Without being entirely sure why, she knocked on the door before inserting the key-card. It didn't work first time and she had to take it out and swipe it again. It still didn't work – perhaps she was doing it the wrong way. Then there was the click and she opened the door to find an empty room. She looked at it carefully but in its neatness it was a room without a story. She looked in the bathroom to find it too how she had left it. Then there was the stirring of panic as different scenarios started to play themselves out, each one more fantastic than the one it replaced. She lifted the phone to ring the front desk but put it down again not knowing what it was she intended to say. Perhaps she had been scammed – it was the perfect opportunity for easy money and no likelihood of any comeback – and she felt both foolish and then for the first time in her life dangerously reckless. Who knew what might have happened or the potentially dangerous repercussions of her actions?
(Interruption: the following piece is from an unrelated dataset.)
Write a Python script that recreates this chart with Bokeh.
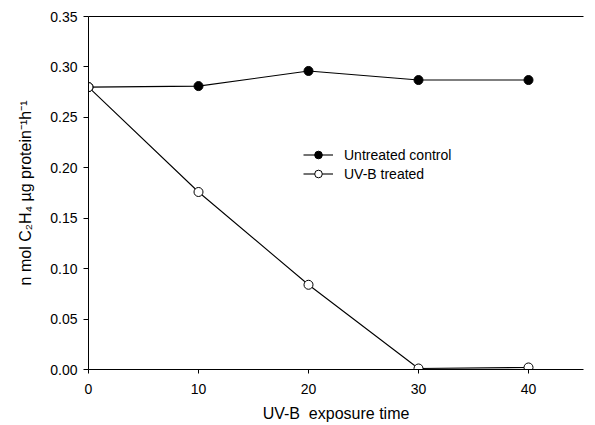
from bokeh.plotting import figure
from bokeh.models import Range1d, FixedTicker, LinearAxis, Legend, LegendItem, PrintfTickFormatter
from bokeh.embed import file_html
from bokeh.resources import INLINE

# ---- data ----
exposure_time = [0, 10, 20, 30, 40]
untreated_control = [0.280, 0.281, 0.296, 0.287, 0.287]
uvb_treated = [0.280, 0.176, 0.084, 0.001, 0.002]
x_ticks = [0, 10, 20, 30, 40]
y_ticks = [0.00, 0.05, 0.10, 0.15, 0.20, 0.25, 0.30, 0.35]
x_label = "UV-B\u00a0 exposure time"
y_label = "n mol C\u2082H\u2084 \u00b5g protein\u207b\u00b9h\u207b\u00b9"
series_labels = ["Untreated control", "UV-B treated"]

FONT = "Liberation Sans"

p = figure(width=595, height=425,
           x_range=Range1d(0, 45), y_range=Range1d(0, 0.35),
           output_backend="svg", toolbar_location=None,
           min_border_left=88, min_border_right=12,
           min_border_top=16, min_border_bottom=56)
p.grid.visible = False
p.outline_line_color = None
p.background_fill_color = "white"
p.border_fill_color = "white"

# axes styling
for ax in (p.xaxis[0], p.yaxis[0]):
    ax.axis_line_color = "black"
    ax.axis_line_width = 1
    ax.major_tick_line_color = "black"
    ax.major_tick_in = 0
    ax.minor_tick_line_color = None
    ax.major_label_text_font = FONT
    ax.major_label_text_font_size = "14px"
    ax.major_label_text_color = "black"
    ax.axis_label_text_font = FONT
    ax.axis_label_text_font_style = "normal"
    ax.axis_label_text_color = "black"

p.xaxis.ticker = FixedTicker(ticks=x_ticks)
p.xaxis.major_tick_out = 4
p.xaxis.major_label_standoff = 10
p.xaxis.axis_label = x_label
p.xaxis.axis_label_text_font_size = "16px"
p.xaxis.axis_label_standoff = 8

p.yaxis.ticker = FixedTicker(ticks=y_ticks)
p.yaxis.formatter = PrintfTickFormatter(format="%.2f")
p.yaxis.major_tick_out = 5
p.yaxis.major_label_standoff = 6
p.yaxis.axis_label = y_label
p.yaxis.axis_label_text_font_size = "16px"
p.yaxis.axis_label_standoff = 13

top_axis = LinearAxis(ticker=FixedTicker(ticks=[]),
                      major_label_text_font_size="0px",
                      axis_line_color="black",
                      major_tick_line_color=None,
                      minor_tick_line_color=None)
p.add_layout(top_axis, "above")

# series
l1 = p.line(exposure_time, untreated_control, line_color="black", line_width=1.1)
s1 = p.scatter(exposure_time, untreated_control, marker="circle", size=9,
               fill_color="black", line_color="black", line_width=1)
l2 = p.line(exposure_time, uvb_treated, line_color="black", line_width=1.1)
s2 = p.scatter(exposure_time, uvb_treated, marker="circle", size=9,
               fill_color="white", line_color="black", line_width=1)

legend = Legend(items=[LegendItem(label=series_labels[0], renderers=[l1, s1]),
                       LegendItem(label=series_labels[1], renderers=[l2, s2])],
                location=(215, 186),
                border_line_color=None, background_fill_alpha=0,
                padding=0, margin=0, spacing=0,
                glyph_height=19, glyph_width=30,
                label_height=19, label_standoff=11,
                label_text_font=FONT, label_text_font_size="14px",
                label_text_color="black")
p.add_layout(legend)

open("out.html", "w").write(file_html(p, INLINE))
She had to find him, assure herself that he was all right, and nothing beyond that mattered now to her as she hurried out of the room and towards the lift.

How could she ever forgive herself if she had brought danger to him or if she had been the cause of some terrible misfortune? Despite her frantic pressings of the buttons, the lift took a long time to come and she was glad that it was empty but it stopped at the floor below where no one was waiting and in her panic she pushed buttons randomly and impatiently in her desire to see the doors closed. But as if to punish her the lift stopped at each succeeding floor. The foyer was empty and as she headed to the front door, unsure of where it was she was heading, she heard her name called and he was standing in the entrance to the bar. He was staring at her, staring more intently at her than she could ever remember, and she felt herself flinching, as if she was suddenly exposed and unprotected.